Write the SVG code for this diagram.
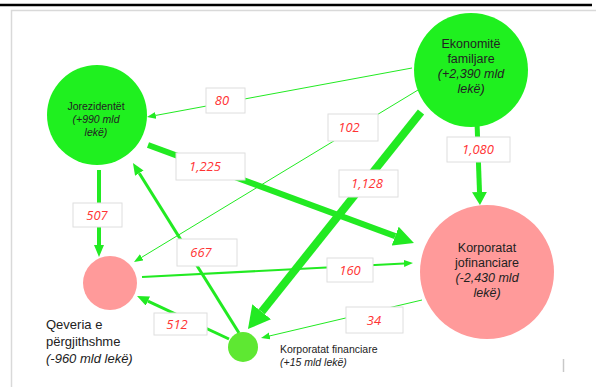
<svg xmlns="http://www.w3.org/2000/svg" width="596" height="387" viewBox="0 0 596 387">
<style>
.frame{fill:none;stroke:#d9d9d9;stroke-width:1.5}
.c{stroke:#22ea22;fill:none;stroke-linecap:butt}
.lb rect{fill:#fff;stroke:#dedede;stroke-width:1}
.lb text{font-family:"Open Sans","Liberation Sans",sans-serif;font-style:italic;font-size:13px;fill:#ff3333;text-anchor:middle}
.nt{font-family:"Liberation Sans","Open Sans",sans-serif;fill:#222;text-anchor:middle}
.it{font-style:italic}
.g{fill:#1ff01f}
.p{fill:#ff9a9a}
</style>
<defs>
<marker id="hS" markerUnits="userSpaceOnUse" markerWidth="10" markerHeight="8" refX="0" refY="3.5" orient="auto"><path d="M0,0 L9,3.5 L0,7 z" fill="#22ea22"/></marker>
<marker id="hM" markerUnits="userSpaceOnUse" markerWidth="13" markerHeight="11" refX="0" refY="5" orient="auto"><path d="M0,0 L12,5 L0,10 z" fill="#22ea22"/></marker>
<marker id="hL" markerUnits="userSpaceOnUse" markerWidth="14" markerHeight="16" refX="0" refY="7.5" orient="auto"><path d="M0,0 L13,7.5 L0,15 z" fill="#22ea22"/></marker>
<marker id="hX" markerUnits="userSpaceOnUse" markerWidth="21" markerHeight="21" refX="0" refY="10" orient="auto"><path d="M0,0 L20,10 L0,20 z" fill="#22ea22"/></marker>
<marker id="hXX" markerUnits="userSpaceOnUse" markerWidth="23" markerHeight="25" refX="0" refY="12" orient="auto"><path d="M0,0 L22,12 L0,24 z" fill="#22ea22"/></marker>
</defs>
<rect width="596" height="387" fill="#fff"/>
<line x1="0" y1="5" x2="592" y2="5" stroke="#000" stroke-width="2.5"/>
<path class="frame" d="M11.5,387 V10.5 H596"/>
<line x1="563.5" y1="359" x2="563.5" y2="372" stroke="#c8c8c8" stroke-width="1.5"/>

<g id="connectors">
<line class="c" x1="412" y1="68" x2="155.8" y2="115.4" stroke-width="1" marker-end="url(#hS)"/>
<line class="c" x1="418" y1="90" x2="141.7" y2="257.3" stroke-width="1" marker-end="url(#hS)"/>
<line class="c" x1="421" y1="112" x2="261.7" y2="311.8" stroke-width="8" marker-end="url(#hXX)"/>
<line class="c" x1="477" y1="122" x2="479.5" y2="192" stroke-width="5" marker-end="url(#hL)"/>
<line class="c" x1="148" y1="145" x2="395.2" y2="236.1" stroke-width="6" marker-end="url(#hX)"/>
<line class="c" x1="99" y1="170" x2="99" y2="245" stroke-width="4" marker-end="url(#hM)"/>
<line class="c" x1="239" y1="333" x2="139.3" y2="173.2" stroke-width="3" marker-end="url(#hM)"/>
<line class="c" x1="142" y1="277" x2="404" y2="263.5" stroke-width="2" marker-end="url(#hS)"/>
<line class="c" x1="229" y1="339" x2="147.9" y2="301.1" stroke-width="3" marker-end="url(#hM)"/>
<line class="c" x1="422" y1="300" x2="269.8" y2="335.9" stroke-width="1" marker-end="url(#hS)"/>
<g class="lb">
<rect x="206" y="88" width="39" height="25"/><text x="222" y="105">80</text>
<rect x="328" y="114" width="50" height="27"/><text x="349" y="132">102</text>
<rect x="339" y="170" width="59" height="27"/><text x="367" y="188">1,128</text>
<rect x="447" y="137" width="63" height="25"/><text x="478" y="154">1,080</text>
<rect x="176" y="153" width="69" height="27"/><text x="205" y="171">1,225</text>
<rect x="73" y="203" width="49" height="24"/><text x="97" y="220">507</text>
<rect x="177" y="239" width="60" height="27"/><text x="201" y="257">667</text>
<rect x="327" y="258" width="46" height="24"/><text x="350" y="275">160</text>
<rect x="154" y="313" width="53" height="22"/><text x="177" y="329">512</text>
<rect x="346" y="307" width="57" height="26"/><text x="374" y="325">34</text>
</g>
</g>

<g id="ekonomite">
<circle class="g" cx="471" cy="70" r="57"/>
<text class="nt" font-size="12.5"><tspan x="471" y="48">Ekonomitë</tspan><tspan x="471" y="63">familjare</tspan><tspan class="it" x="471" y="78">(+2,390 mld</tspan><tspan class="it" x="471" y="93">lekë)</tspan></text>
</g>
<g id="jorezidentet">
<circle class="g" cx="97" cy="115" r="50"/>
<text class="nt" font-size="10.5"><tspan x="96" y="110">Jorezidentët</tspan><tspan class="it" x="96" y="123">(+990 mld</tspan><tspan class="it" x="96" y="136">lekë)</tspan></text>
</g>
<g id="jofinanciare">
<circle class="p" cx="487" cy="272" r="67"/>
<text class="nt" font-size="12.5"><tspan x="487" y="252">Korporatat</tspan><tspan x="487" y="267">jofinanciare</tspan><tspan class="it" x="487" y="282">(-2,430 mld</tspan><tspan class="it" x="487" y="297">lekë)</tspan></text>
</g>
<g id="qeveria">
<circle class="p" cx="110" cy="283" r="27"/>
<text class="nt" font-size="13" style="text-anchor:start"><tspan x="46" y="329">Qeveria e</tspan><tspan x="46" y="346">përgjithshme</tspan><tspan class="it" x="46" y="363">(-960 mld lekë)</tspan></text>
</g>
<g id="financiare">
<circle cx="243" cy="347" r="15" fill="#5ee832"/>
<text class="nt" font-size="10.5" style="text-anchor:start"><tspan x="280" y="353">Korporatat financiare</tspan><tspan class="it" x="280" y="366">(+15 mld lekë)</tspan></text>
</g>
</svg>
++++++++++++++++++++
▶ _WHAT YOU ARE ASKED TO DO_
Without including any pictures, reproduce the listing exactly.

▶ _THE REPLY_
Write the SVG code for this diagram.
<svg xmlns="http://www.w3.org/2000/svg" width="596" height="387" viewBox="0 0 596 387">
<style>
.frame{fill:none;stroke:#d9d9d9;stroke-width:1.5}
.c{stroke:#22ea22;fill:none;stroke-linecap:butt}
.lb rect{fill:#fff;stroke:#dedede;stroke-width:1}
.lb text{font-family:"Open Sans","Liberation Sans",sans-serif;font-style:italic;font-size:13px;fill:#ff3333;text-anchor:middle}
.nt{font-family:"Liberation Sans","Open Sans",sans-serif;fill:#222;text-anchor:middle}
.it{font-style:italic}
.g{fill:#1ff01f}
.p{fill:#ff9a9a}
</style>
<defs>
<marker id="hS" markerUnits="userSpaceOnUse" markerWidth="10" markerHeight="8" refX="0" refY="3.5" orient="auto"><path d="M0,0 L9,3.5 L0,7 z" fill="#22ea22"/></marker>
<marker id="hM" markerUnits="userSpaceOnUse" markerWidth="13" markerHeight="11" refX="0" refY="5" orient="auto"><path d="M0,0 L12,5 L0,10 z" fill="#22ea22"/></marker>
<marker id="hL" markerUnits="userSpaceOnUse" markerWidth="14" markerHeight="16" refX="0" refY="7.5" orient="auto"><path d="M0,0 L13,7.5 L0,15 z" fill="#22ea22"/></marker>
<marker id="hX" markerUnits="userSpaceOnUse" markerWidth="21" markerHeight="21" refX="0" refY="10" orient="auto"><path d="M0,0 L20,10 L0,20 z" fill="#22ea22"/></marker>
<marker id="hXX" markerUnits="userSpaceOnUse" markerWidth="23" markerHeight="25" refX="0" refY="12" orient="auto"><path d="M0,0 L22,12 L0,24 z" fill="#22ea22"/></marker>
</defs>
<rect width="596" height="387" fill="#fff"/>
<line x1="0" y1="5" x2="592" y2="5" stroke="#000" stroke-width="2.5"/>
<path class="frame" d="M11.5,387 V10.5 H596"/>
<line x1="563.5" y1="359" x2="563.5" y2="372" stroke="#c8c8c8" stroke-width="1.5"/>

<g id="connectors">
<line class="c" x1="412" y1="68" x2="155.8" y2="115.4" stroke-width="1" marker-end="url(#hS)"/>
<line class="c" x1="418" y1="90" x2="141.7" y2="257.3" stroke-width="1" marker-end="url(#hS)"/>
<line class="c" x1="421" y1="112" x2="261.7" y2="311.8" stroke-width="8" marker-end="url(#hXX)"/>
<line class="c" x1="477" y1="122" x2="479.5" y2="192" stroke-width="5" marker-end="url(#hL)"/>
<line class="c" x1="148" y1="145" x2="395.2" y2="236.1" stroke-width="6" marker-end="url(#hX)"/>
<line class="c" x1="99" y1="170" x2="99" y2="245" stroke-width="4" marker-end="url(#hM)"/>
<line class="c" x1="239" y1="333" x2="139.3" y2="173.2" stroke-width="3" marker-end="url(#hM)"/>
<line class="c" x1="142" y1="277" x2="404" y2="263.5" stroke-width="2" marker-end="url(#hS)"/>
<line class="c" x1="229" y1="339" x2="147.9" y2="301.1" stroke-width="3" marker-end="url(#hM)"/>
<line class="c" x1="422" y1="300" x2="269.8" y2="335.9" stroke-width="1" marker-end="url(#hS)"/>
<g class="lb">
<rect x="206" y="88" width="39" height="25"/><text x="222" y="105">80</text>
<rect x="328" y="114" width="50" height="27"/><text x="349" y="132">102</text>
<rect x="339" y="170" width="59" height="27"/><text x="367" y="188">1,128</text>
<rect x="447" y="137" width="63" height="25"/><text x="478" y="154">1,080</text>
<rect x="176" y="153" width="69" height="27"/><text x="205" y="171">1,225</text>
<rect x="73" y="203" width="49" height="24"/><text x="97" y="220">507</text>
<rect x="177" y="239" width="60" height="27"/><text x="201" y="257">667</text>
<rect x="327" y="258" width="46" height="24"/><text x="350" y="275">160</text>
<rect x="154" y="313" width="53" height="22"/><text x="177" y="329">512</text>
<rect x="346" y="307" width="57" height="26"/><text x="374" y="325">34</text>
</g>
</g>

<g id="ekonomite">
<circle class="g" cx="471" cy="70" r="57"/>
<text class="nt" font-size="12.5"><tspan x="471" y="48">Ekonomitë</tspan><tspan x="471" y="63">familjare</tspan><tspan class="it" x="471" y="78">(+2,390 mld</tspan><tspan class="it" x="471" y="93">lekë)</tspan></text>
</g>
<g id="jorezidentet">
<circle class="g" cx="97" cy="115" r="50"/>
<text class="nt" font-size="10.5"><tspan x="96" y="110">Jorezidentët</tspan><tspan class="it" x="96" y="123">(+990 mld</tspan><tspan class="it" x="96" y="136">lekë)</tspan></text>
</g>
<g id="jofinanciare">
<circle class="p" cx="487" cy="272" r="67"/>
<text class="nt" font-size="12.5"><tspan x="487" y="252">Korporatat</tspan><tspan x="487" y="267">jofinanciare</tspan><tspan class="it" x="487" y="282">(-2,430 mld</tspan><tspan class="it" x="487" y="297">lekë)</tspan></text>
</g>
<g id="qeveria">
<circle class="p" cx="110" cy="283" r="27"/>
<text class="nt" font-size="13" style="text-anchor:start"><tspan x="46" y="329">Qeveria e</tspan><tspan x="46" y="346">përgjithshme</tspan><tspan class="it" x="46" y="363">(-960 mld lekë)</tspan></text>
</g>
<g id="financiare">
<circle cx="243" cy="347" r="15" fill="#5ee832"/>
<text class="nt" font-size="10.5" style="text-anchor:start"><tspan x="280" y="353">Korporatat financiare</tspan><tspan class="it" x="280" y="366">(+15 mld lekë)</tspan></text>
</g>
</svg>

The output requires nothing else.